China, Japan, and the United States are in a three-cornered imboglio over computers involving global strategy, trade frictions, and conflicting business interests.

The usually well-informed newspaper Nihon Keizai reports that US Defense Secretary Caspar Weinberger has decided to refuse consent for the export of a large scale Japanese computer to China, unless the Japanese accept safeguards which they consider excessive.

American consent is required because the computer is on COCOM's list of strategic items. COCOM is the Paris-based committee of Western nations, including the United States and Japan, that controls the export of strategic goods to communist countries.

Japanese government officials are said to be considering retaliation by vetoing the export of a large scale American computer to China. Tokyo, like Washington, has veto power over the export of items on COCOM's list.

The confusion comes at a delicate moment in Chinese-US relations. The Defense Department has held up the export of large scale American computers to China for two years.

COCOM dates back to the days of the cold war and was aimed primarily at the Soviet Union. Many American defense experts consider it anachronistic that China should still be subject to its provisions when a country like India is free to import computers of this type, with no outside control.

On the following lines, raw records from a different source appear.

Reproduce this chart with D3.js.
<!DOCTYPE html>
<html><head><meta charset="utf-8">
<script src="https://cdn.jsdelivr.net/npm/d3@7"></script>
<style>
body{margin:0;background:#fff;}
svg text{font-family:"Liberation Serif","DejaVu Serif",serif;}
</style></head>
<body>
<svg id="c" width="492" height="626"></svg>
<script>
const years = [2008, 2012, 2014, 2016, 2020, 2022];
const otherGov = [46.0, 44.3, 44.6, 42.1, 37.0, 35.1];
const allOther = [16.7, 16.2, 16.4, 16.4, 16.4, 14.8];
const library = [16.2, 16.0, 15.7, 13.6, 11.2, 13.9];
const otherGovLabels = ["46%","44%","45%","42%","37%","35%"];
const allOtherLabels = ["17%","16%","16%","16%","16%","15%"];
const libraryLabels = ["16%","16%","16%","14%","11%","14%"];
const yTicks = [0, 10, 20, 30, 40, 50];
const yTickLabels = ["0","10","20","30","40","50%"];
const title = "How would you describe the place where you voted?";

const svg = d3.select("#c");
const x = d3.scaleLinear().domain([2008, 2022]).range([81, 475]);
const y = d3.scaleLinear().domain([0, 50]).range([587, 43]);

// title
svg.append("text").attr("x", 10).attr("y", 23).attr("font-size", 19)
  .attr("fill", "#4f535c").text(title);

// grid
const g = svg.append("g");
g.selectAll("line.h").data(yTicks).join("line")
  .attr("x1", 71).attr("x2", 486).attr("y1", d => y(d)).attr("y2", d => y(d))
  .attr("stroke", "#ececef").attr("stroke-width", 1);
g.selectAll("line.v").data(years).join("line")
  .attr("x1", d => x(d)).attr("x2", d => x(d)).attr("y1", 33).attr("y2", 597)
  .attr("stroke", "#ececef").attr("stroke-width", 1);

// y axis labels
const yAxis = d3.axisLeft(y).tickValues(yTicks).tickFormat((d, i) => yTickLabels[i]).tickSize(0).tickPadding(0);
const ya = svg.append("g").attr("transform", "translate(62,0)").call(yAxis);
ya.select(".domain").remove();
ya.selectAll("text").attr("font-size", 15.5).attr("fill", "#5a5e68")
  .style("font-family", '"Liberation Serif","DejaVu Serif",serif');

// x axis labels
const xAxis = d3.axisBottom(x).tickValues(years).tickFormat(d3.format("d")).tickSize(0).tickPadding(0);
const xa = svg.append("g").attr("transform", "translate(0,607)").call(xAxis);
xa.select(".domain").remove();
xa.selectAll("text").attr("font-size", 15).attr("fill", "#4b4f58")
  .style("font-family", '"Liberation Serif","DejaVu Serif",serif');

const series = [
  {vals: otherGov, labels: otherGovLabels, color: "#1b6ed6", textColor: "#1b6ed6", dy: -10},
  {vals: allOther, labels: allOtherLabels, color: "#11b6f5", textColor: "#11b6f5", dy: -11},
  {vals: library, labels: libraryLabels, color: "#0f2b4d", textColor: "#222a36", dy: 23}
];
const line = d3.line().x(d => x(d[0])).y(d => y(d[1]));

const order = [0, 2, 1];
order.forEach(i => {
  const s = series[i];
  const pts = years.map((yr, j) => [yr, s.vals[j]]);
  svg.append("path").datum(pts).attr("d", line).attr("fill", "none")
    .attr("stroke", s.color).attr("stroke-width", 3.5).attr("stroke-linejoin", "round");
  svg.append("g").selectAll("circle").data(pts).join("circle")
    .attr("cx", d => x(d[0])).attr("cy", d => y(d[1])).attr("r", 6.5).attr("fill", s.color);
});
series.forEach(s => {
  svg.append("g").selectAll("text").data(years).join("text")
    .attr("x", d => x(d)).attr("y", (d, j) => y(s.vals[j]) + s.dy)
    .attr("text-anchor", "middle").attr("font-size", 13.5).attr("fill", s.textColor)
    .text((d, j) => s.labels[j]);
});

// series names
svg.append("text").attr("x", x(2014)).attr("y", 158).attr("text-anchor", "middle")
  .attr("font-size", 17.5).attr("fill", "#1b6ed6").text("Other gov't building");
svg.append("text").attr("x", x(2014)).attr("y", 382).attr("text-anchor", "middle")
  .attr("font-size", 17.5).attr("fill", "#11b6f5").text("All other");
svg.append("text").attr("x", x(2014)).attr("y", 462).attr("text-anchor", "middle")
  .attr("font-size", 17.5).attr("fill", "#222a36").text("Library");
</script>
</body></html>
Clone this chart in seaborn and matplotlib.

The Reagan administration still has not made up its mind over its major problem with Peking - what kind and how many defensive weapons to sell Taiwan. Peking is bound to be unhappy with almost any decision Washington reaches on this question. So some observers concerned with China policy, including former Vice-President Walter Mondale, suggest that the United States should try at least to remove other, less important irritants, in its relations with Peking. Delays for large scale computer exports are one such irritant.

The American computer involved is the 3033 produced by IBM. The Defense Department is said to be inclining toward allowing this sale to go through. But if it simultaneously stands firm on its objections to the Japanese computer, Hitachi's M180, Tokyo is ready to cry foul. The 3033 has a larger memory than the M180.

The 3033 is for use in oil exploration, while the M180 is to be used by a Chiness communications university for research in railway control. Both computers presumably could be used for military purposes. Thus the the Defense Department insists that the M180 be subject to the same safeguards it will apply to the 3033 - that the export take the form of a lease, with the possibility of repossessing the computor as one way of preventing diversion to military use.

The Japanese do not like these conditions. They are not sure that leasing is necessarily an effective means of preventing diversion to military uses.

The souring of Chinese relations with Washington over Taiwan could lead to nervousness over the reliability of Washington as a trade partner. Peking's thirst for high technology is bound to increase as its modernization drive gathers pace, and if the United States hesitates over what to do, other Western nations without qualms over Taiwan may step into the breech.